> Work to be completed
Leaving out the pictures, retype the lines from the beginning of the listing through the line containing "import * as echarts from 'echarts';".

--- --- ---

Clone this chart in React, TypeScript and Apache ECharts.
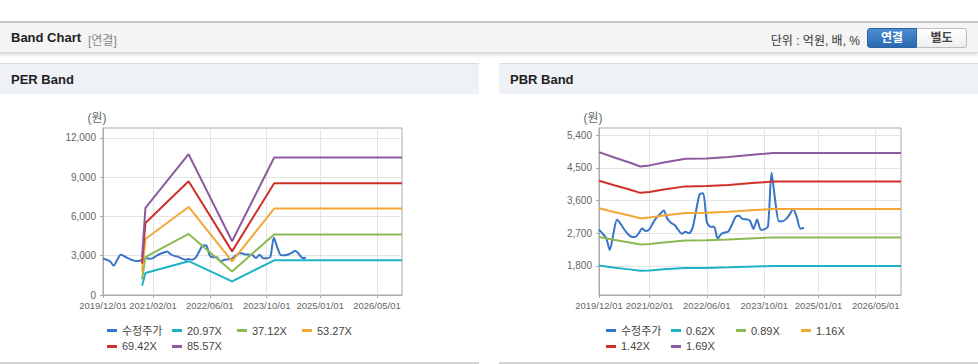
import React, { useEffect, useRef } from 'react';
import * as echarts from 'echarts';

// ---------- data ----------
const priceMonths = [
  '2019-12-01', '2020-01-01', '2020-02-01', '2020-03-01', '2020-04-01', '2020-05-01', '2020-06-01', '2020-07-01',
  '2020-08-01', '2020-09-01', '2020-10-01', '2020-11-01', '2020-12-01', '2021-01-01', '2021-02-01', '2021-03-01',
  '2021-04-01', '2021-05-01', '2021-06-01', '2021-07-01', '2021-08-01', '2021-09-01', '2021-10-01', '2021-11-01',
  '2021-12-01', '2022-01-01', '2022-02-01', '2022-03-01', '2022-04-01', '2022-05-01', '2022-06-01', '2022-07-01',
  '2022-08-01', '2022-09-01', '2022-10-01', '2022-11-01', '2022-12-01', '2023-01-01', '2023-02-01', '2023-03-01',
  '2023-04-01', '2023-05-01', '2023-06-01', '2023-07-01', '2023-08-01', '2023-09-01', '2023-10-01', '2023-11-01',
  '2023-12-01', '2024-01-01', '2024-02-01', '2024-03-01', '2024-04-01', '2024-05-01', '2024-06-01', '2024-07-01',
  '2024-08-01', '2024-09-01',
];
const adjPrice = [
  2800, 2690, 2560, 2240, 2690, 3070, 2960, 2810, 2680, 2605, 2595, 2700, 2830, 2760, 2815, 2980,
  3130, 3230, 3330, 3110, 2990, 2930, 2800, 2690, 2740, 2700, 2860, 3300, 3770, 3800, 3010, 2880,
  2880, 2550, 2680, 2720, 2750, 2950, 3160, 3180, 3090, 3085, 3050, 2820, 3080, 2800, 2810, 2900,
  4370, 3600, 3030, 3030, 3090, 3215, 3370, 3150, 2830, 2845,
];

const perDates = ['2020-10-30', '2020-11-28', '2021-12-02', '2022-12-09', '2023-12-04', '2026-12-01'];
const perNames = ['20.97X', '37.12X', '53.27X', '69.42X', '85.57X'];
const per2097 = [711, 1680, 2580, 1040, 2645, 2645];
const per3712 = [1200, 2900, 4660, 1800, 4620, 4620];
const per5327 = [1805, 4280, 6720, 2570, 6600, 6600];
const per6942 = [2400, 5500, 8680, 3330, 8530, 8530];
const per8557 = [2900, 6650, 10750, 4100, 10500, 10500];

const pbrDates = [
  '2019-12-01', '2020-04-15', '2020-08-15', '2020-11-15', '2021-02-01', '2021-06-01', '2021-12-01',
  '2022-06-01', '2022-12-01', '2023-07-15', '2023-10-01', '2023-12-15', '2026-12-01',
];
const pbrNames = ['0.62X', '0.89X', '1.16X', '1.42X', '1.69X'];
const pbr062 = [1810, 1753, 1706, 1665, 1676, 1706, 1743, 1747, 1761, 1787, 1794, 1801, 1801];
const pbr089 = [2599, 2517, 2448, 2391, 2407, 2448, 2502, 2507, 2528, 2565, 2575, 2585, 2585];
const pbr116 = [3387, 3280, 3191, 3116, 3137, 3191, 3261, 3268, 3294, 3343, 3356, 3370, 3370];
const pbr142 = [4146, 4016, 3906, 3814, 3840, 3906, 3992, 4000, 4033, 4092, 4108, 4125, 4125];
const pbr169 = [4935, 4779, 4649, 4539, 4570, 4649, 4751, 4761, 4800, 4871, 4889, 4909, 4909];

const xTickLabels = ['2019/12/01', '2021/02/01', '2022/06/01', '2023/10/01', '2025/01/01', '2026/05/01'];
const xRange = ['2019/12/01', '2026/12/01'];
const perYTicks = [0, 3000, 6000, 9000, 12000];
const perYRange = [0, 12750];
const pbrYTicks = [1800, 2700, 3600, 4500, 5400];
const pbrYRange = [1000, 5600];

const priceName = '수정주가';
const priceColor = '#3874c8';
const bandColors = ['#1fb1c6', '#8cba52', '#f3a836', '#cf3129', '#8d5a9e'];

// ---------- helpers ----------
const FONT = '"Liberation Sans", Arial, "Noto Sans CJK KR", sans-serif';
const KFONT = '"Liberation Sans", Arial, "Noto Sans CJK KR", sans-serif';
const ts = (s: string) => {
  const [y, m, d] = s.split(/[-/]/).map(Number);
  return Date.UTC(y, m - 1, d);
};
const pad = (n: number) => (n < 10 ? '0' + n : '' + n);
const fmtDate = (v: number) => {
  const d = new Date(v);
  return `${d.getUTCFullYear()}/${pad(d.getUTCMonth() + 1)}/${pad(d.getUTCDate())}`;
};
const zip = (dates: string[], vals: number[]) => dates.map((d, i) => [ts(d), vals[i]]);

const AXIS = '#a9a9a9';
const SPLIT = '#e4e4e4';
const LABEL = '#666';

function xAxisCfg(gridIndex: number) {
  const ticks = xTickLabels.map(ts);
  return {
    type: 'value',
    gridIndex,
    min: ts(xRange[0]),
    max: ts(xRange[1]),
    scale: true,
    axisLine: { show: true, onZero: false, lineStyle: { color: AXIS, width: 1 } },
    axisTick: { show: true, customValues: ticks, length: 3, lineStyle: { color: AXIS } },
    axisLabel: {
      customValues: ticks,
      formatter: (v: number) => fmtDate(v),
      color: LABEL,
      fontSize: 9.5,
      margin: 6,
      fontFamily: FONT,
      hideOverlap: false,
      showMinLabel: true,
      showMaxLabel: true,
    },
    splitLine: { show: true, lineStyle: { color: SPLIT, width: 1 } },
  };
}

function yAxisCfg(gridIndex: number, range: number[], ticks: number[]) {
  return {
    type: 'value',
    gridIndex,
    min: range[0],
    max: range[1],
    name: '(원)',
    nameLocation: 'end',
    nameGap: 4,
    nameTextStyle: { color: LABEL, fontSize: 12, fontFamily: KFONT, padding: [0, 12, 0, 0] },
    axisLine: { show: true, onZero: false, lineStyle: { color: AXIS, width: 1 } },
    axisTick: { show: true, customValues: ticks, length: 3, lineStyle: { color: AXIS } },
    axisLabel: {
      customValues: ticks,
      formatter: (v: number) => v.toLocaleString('en-US'),
      color: LABEL,
      fontSize: 10,
      margin: 7,
      fontFamily: FONT,
    },
    splitLine: { show: true, lineStyle: { color: SPLIT, width: 1 } },
  };
}

function lineSeries(name: string, data: number[][], color: string, axisIndex: number, smooth = false) {
  return {
    type: 'line',
    name,
    data,
    xAxisIndex: axisIndex,
    yAxisIndex: axisIndex,
    showSymbol: false,
    symbol: 'none',
    smooth: smooth ? 0.25 : false,
    color,
    lineStyle: { color, width: 2 },
    emphasis: { disabled: true },
  };
}

function legendCfg(left: number, names: string[]) {
  return {
    left,
    top: 325,
    width: 264,
    padding: 0,
    orient: 'horizontal',
    icon: 'rect',
    itemWidth: 10,
    itemHeight: 3,
    itemGap: 5,
    data: names,
    textStyle: { fontSize: 11, color: '#444', width: 45, lineHeight: 9, fontFamily: KFONT },
  };
}

function buildOption() {
  const perBands = [per2097, per3712, per5327, per6942, per8557];
  const pbrBands = [pbr062, pbr089, pbr116, pbr142, pbr169];
  const series: any[] = [];
  series.push(lineSeries(priceName, zip(priceMonths, adjPrice), priceColor, 0, true));
  perBands.forEach((b, i) => series.push(lineSeries(perNames[i], zip(perDates, b), bandColors[i], 0)));
  series.push(lineSeries(priceName, zip(priceMonths, adjPrice), priceColor, 1, true));
  pbrBands.forEach((b, i) => series.push(lineSeries(pbrNames[i], zip(pbrDates, b), bandColors[i], 1)));

  return {
    animation: false,
    backgroundColor: 'transparent',
    textStyle: { fontFamily: FONT },
    grid: [
      { left: 103, top: 128, width: 299, height: 167, show: true, borderColor: AXIS, borderWidth: 1, backgroundColor: 'transparent', containLabel: false },
      { left: 599, top: 128, width: 302, height: 167, show: true, borderColor: AXIS, borderWidth: 1, backgroundColor: 'transparent', containLabel: false },
    ],
    xAxis: [xAxisCfg(0), xAxisCfg(1)],
    yAxis: [yAxisCfg(0, perYRange, perYTicks), yAxisCfg(1, pbrYRange, pbrYTicks)],
    legend: [legendCfg(107, [priceName, ...perNames]), legendCfg(606, [priceName, ...pbrNames])],
    series,
  };
}

function Chart() {
  const ref = useRef<HTMLDivElement>(null);
  useEffect(() => {
    if (!ref.current) return;
    const chart = echarts.init(ref.current, undefined, { renderer: 'svg' });
    chart.setOption(buildOption() as any);
    return () => chart.dispose();
  }, []);
  return <div ref={ref} style={{ position: 'absolute', left: 0, top: 0, width: 978, height: 364 }} />;
}

export default function App() {
  useEffect(() => {
    document.body.style.margin = '0';
  }, []);
  const btnBase: React.CSSProperties = {
    position: 'absolute',
    top: 28,
    height: 20,
    width: 50,
    boxSizing: 'border-box',
    fontSize: 12,
    fontWeight: 'bold',
    lineHeight: '18px',
    textAlign: 'center',
    fontFamily: KFONT,
  };
  return (
    <div style={{ position: 'fixed', left: 0, top: 0, width: 978, height: 364, background: '#fff', overflow: 'hidden', fontFamily: FONT }}>
      <div style={{ position: 'absolute', left: 0, top: 21, width: 978, height: 2, background: '#c9c9c9' }} />
      <div
        style={{
          position: 'absolute', left: 0, top: 23, width: 978, height: 29, background: '#f4f4f4',
          borderBottom: '1px solid #d9d9d9', boxShadow: '0 2px 3px rgba(0,0,0,0.15)',
        }}
      >
        <span style={{ position: 'absolute', left: 11, top: 7, fontSize: 13, fontWeight: 'bold', color: '#222' }}>Band Chart</span>
        <span style={{ position: 'absolute', left: 88, top: 8, fontSize: 12, color: '#888', fontFamily: KFONT }}>[연결]</span>
        <span style={{ position: 'absolute', right: 118, top: 8, fontSize: 12, color: '#333', fontFamily: KFONT }}>단위 : 억원, 배, %</span>
      </div>
      <div
        style={{
          ...btnBase, left: 867, color: '#fff', background: 'linear-gradient(#4a8dd3, #2b69b0)',
          border: '1px solid #2a62a6', borderRadius: '3px 0 0 3px',
        }}
      >
        연결
      </div>
      <div
        style={{
          ...btnBase, left: 917, color: '#444', background: 'linear-gradient(#ffffff, #eeeeee)',
          border: '1px solid #bdbdbd', borderLeft: 'none', borderRadius: '0 3px 3px 0',
        }}
      >
        별도
      </div>

      <div style={{ position: 'absolute', left: 0, top: 63, width: 479, height: 30, background: '#eef2f6', borderTop: '1px solid #d8dbe0' }}>
        <span style={{ position: 'absolute', left: 11, top: 8, fontSize: 13, fontWeight: 'bold', color: '#222' }}>PER Band</span>
      </div>
      <div style={{ position: 'absolute', left: 499, top: 63, width: 479, height: 30, background: '#eef2f6', borderTop: '1px solid #d8dbe0' }}>
        <span style={{ position: 'absolute', left: 11, top: 8, fontSize: 13, fontWeight: 'bold', color: '#222' }}>PBR Band</span>
      </div>

      <div style={{ position: 'absolute', left: 0, top: 362, width: 479, height: 2, background: '#d4d4d4' }} />
      <div style={{ position: 'absolute', left: 499, top: 362, width: 479, height: 2, background: '#d4d4d4' }} />

      <Chart />
    </div>
  );
}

--- --- ---

> Written reply
Clone this chart in React, TypeScript and Apache ECharts.
import React, { useEffect, useRef } from 'react';
import * as echarts from 'echarts';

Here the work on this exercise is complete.